At 2018 San Diego Comic-Con, main cast members Ming-Na Wen, Chloe Bennet, Iain De Caestecker, Elizabeth Henstridge, Henry Simmons, and Natalia Cordova-Buckley were confirmed to return from previous seasons as Melinda May, Daisy Johnson / Quake, Leo Fitz, Jemma Simmons, Alphonso "Mack" Mackenzie, and Elena "Yo-Yo" Rodriguez, respectively. Additionally, Jeff Ward was promoted to series regular for the season, after recurring in the fifth as Deke Shaw. Gregg was set to return to the series as director for the sixth-season premiere, but not confirmed to be returning as an actor. In December, Coulson was confirmed to have died between the events of the fifth and sixth seasons. The next month, Gregg was revealed to be portraying a new character in the season, named Sarge. Gregg was confirmed to still be a series regular in March 2019.

Briana Venskus and Maximilian Osinski having recurring roles in the sixth season as S.H.I.E.L.D. agents Piper and Davis, after appearing in minor roles in previous seasons. Joel Stoffer also returns from the previous season as Enoch. In April 2018, Barry Shabaka Henley was announced as cast as natural science professor Marcus Benson. Osinski, Venskus, Stoffer, and Henley guest star in the episode alongside Lucas Bryant as Keller, Winston James Francis as Jaco, Matt O'Leary as Pax, Brooke Williams as Snowflake, Glenn Keogh as Trok, and Levi Meaden as Fox.

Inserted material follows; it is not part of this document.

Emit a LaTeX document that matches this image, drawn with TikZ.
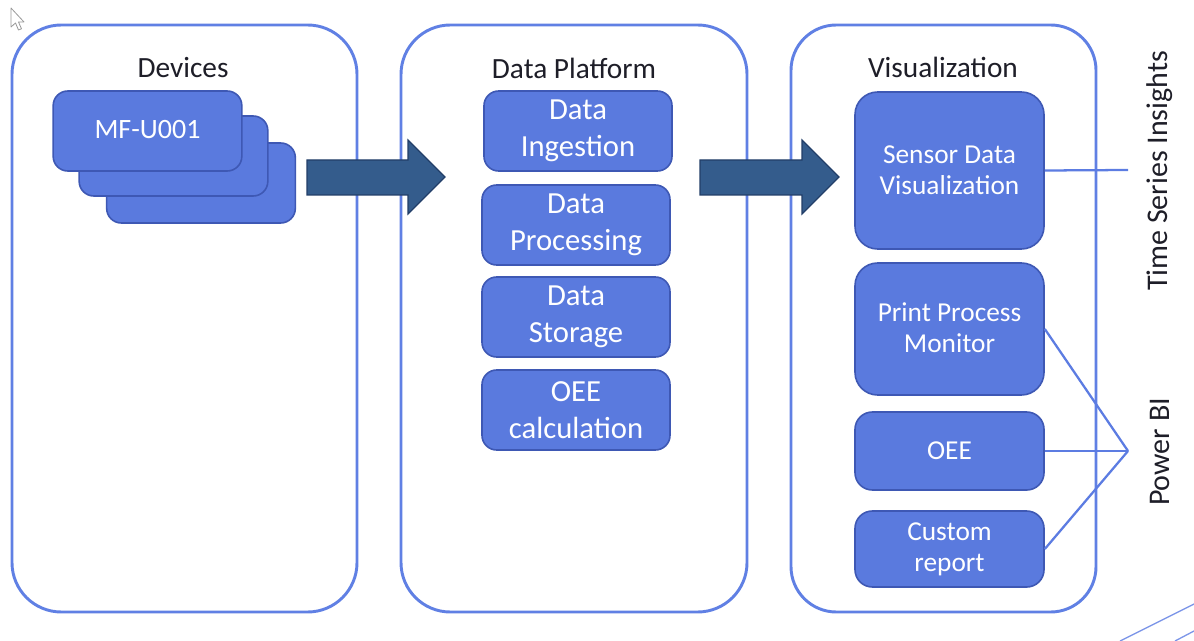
\documentclass[tikz,border=0pt]{standalone}
\usepackage{fontspec}
\setmainfont{Carlito}
\usetikzlibrary{positioning}
\definecolor{panelc}{RGB}{96,128,228}
\definecolor{boxfill}{RGB}{90,122,222}
\definecolor{boxdraw}{RGB}{62,88,180}
\definecolor{arrfill}{RGB}{52,92,140}
\definecolor{arrdraw}{RGB}{34,62,104}
\definecolor{linec}{RGB}{92,124,226}
\definecolor{txt}{RGB}{30,30,40}
\tikzset{
  panel/.style={draw=panelc, line width=2.2pt, rounded corners=37pt, fill=white, inner sep=0pt},
  ptitle/.style={text=txt, font=\fontsize{22}{26}\selectfont, inner sep=0pt},
  dbox/.style={draw=boxdraw, line width=1.2pt, fill=boxfill, rounded corners=11pt, text=white,
     inner sep=0pt, align=center, minimum width=141pt, minimum height=60pt},
  dptext/.style={font=\fontsize{23}{27.5}\selectfont},
  vtext/.style={font=\fontsize{20.5}{23.5}\selectfont},
  bigarrow/.style={draw=arrdraw, line width=0.9pt, fill=arrfill, line join=miter},
  conn/.style={draw=linec, line width=1.7pt},
  side/.style={rotate=90, text=txt, font=\fontsize{22.5}{26}\selectfont, inner sep=0pt},
}
\begin{document}
\begin{tikzpicture}[x=0.75pt,y=-0.75pt]
\useasboundingbox (0,0) rectangle (1194,641);
% cursor
\draw[gray!80, fill=white, line width=0.6pt, line join=round]
  (11,8) -- (11,27) -- (15.5,23) -- (18.5,30) -- (21.5,28.8) -- (18.5,22) -- (24,22) -- cycle;
% panels
\node[panel, minimum width=258.75pt, minimum height=440.25pt] (devp) at (184.5,318.5) {};
\node[panel, minimum width=259.5pt, minimum height=440.25pt] (dpp) at (574,318.5) {};
\node[panel, minimum width=228.75pt, minimum height=440.25pt, rounded corners=34pt] (visp) at (943.5,318.5) {};
\node[ptitle] (devt) at (183,68) {Devices};
\node[ptitle] (dpt) at (574,68) {Data Platform};
\node[ptitle] (vist) at (943,67) {Visualization};
% devices
\node[dbox, minimum width=141.5pt] (dev3) at (201,183) {};
\node[dbox, minimum width=141.5pt] (dev2) at (173.5,156) {};
\node[dbox, minimum width=141.5pt] (dev1) at (147.5,131) {};
\node[text=white, font=\fontsize{21}{24}\selectfont, inner sep=0pt] (dev1t) at (147.5,130) {MF-U001};
% arrows
\draw[bigarrow] (307,160) -- (408,160) -- (408,140) -- (445,177) -- (408,214) -- (408,195) -- (307,195) -- cycle;
\draw[bigarrow] (700,160) -- (802,160) -- (802,140) -- (839,177) -- (802,214) -- (802,195) -- (700,195) -- cycle;
% data platform
\node[dbox, dptext] (ing) at (578,131) {Data\\Ingestion};
\node[dbox, dptext] (proc) at (576,225) {Data\\Processing};
\node[dbox, dptext] (stor) at (576,317) {Data\\Storage};
\node[dbox, dptext] (oeec) at (576,410) {OEE\\calculation};
% visualization
\node[dbox, vtext, rounded corners=17pt, minimum height=117.75pt, minimum width=141.75pt] (sens) at (949.5,170.5) {};
\node[vtext, text=white, align=center, inner sep=0pt] (senst) at (949.5,170.5) {Sensor Data\\Visualization};
\node[dbox, vtext, rounded corners=17pt, minimum height=99pt, minimum width=141.75pt] (prnt) at (949.5,329) {};
\node[vtext, text=white, align=center, inner sep=0pt] (prntt) at (949.5,328) {Print Process\\Monitor};
\node[dbox, vtext, rounded corners=13pt, minimum height=58.5pt, minimum width=141.75pt] (oee) at (949.5,451) {OEE};
\node[dbox, vtext, rounded corners=13pt, minimum height=57pt, minimum width=141.75pt] (cust) at (949.5,549) {Custom\\report};
% side labels
\coordinate (tsi) at (1128,170);
\coordinate (pbi) at (1128,451);
\node[side] (tsil) at (1160,171) {Time Series Insights};
\node[side] (pbil) at (1160,452) {Power BI};
\draw[conn] (sens.east) -- (tsi);
\draw[conn] (prnt.east) -- (pbi);
\draw[conn] (oee.east) -- (pbi);
\draw[conn] (cust.east) -- (pbi);
% decorative lines bottom right
\draw[linec!80, line width=1pt] (1120,641) -- (1194,604);
\draw[linec!80, line width=1pt] (1175,641) -- (1194,631);
\end{tikzpicture}
\end{document}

===Filming and visual effects===
Filming for the episode began on July 16, 2018, in Culver City, California, with Gregg directing. After the emotional fifth-season finale, Wen felt that returning for the sixth season with Gregg directing was "wonderful out of the gate, and like we got a new life". The opening of the episode was created by visual effects vendor FuseFX. For the space scenes, some of the movements made by Zephyr-One were inspired by the Millennium Falcon. The effect of Sarge's crew appearing through the handball court wall was created by CoSA VFX, and inspired by different videos of objects being pushed through barriers. For the destruction of the building at the end of the episode, visual effects supervisor Mark Kolpack took many photographs of the building so a digital model of it could be created by Rhythm and Hues. The production then filmed the same street that the building is on but in the opposite direction so the model could be added to the empty space and then destroyed without revealing the original building behind it.

==Release==
"Missing Pieces" was first screened at WonderCon on March 30. It aired in the United States on ABC on May 10, 2019. The episode began streaming on Netflix in the United States on September 1, 2019, along with the rest of the sixth season.

==Reception==
===Ratings===
In the United States the episode received a 0.4/3 percent share among adults between the ages of 18 and 49, meaning that it was seen by 0.4 percent of all households, and 3 percent of all of those watching television at the time of the broadcast. This was a drop from the previous season's finale and average viewership. However, the total audience of 2.31 million people was the largest for the series since January 2018. Within a week of its release, "Missing Pieces" had been watched by 3.63 million U.S. viewers.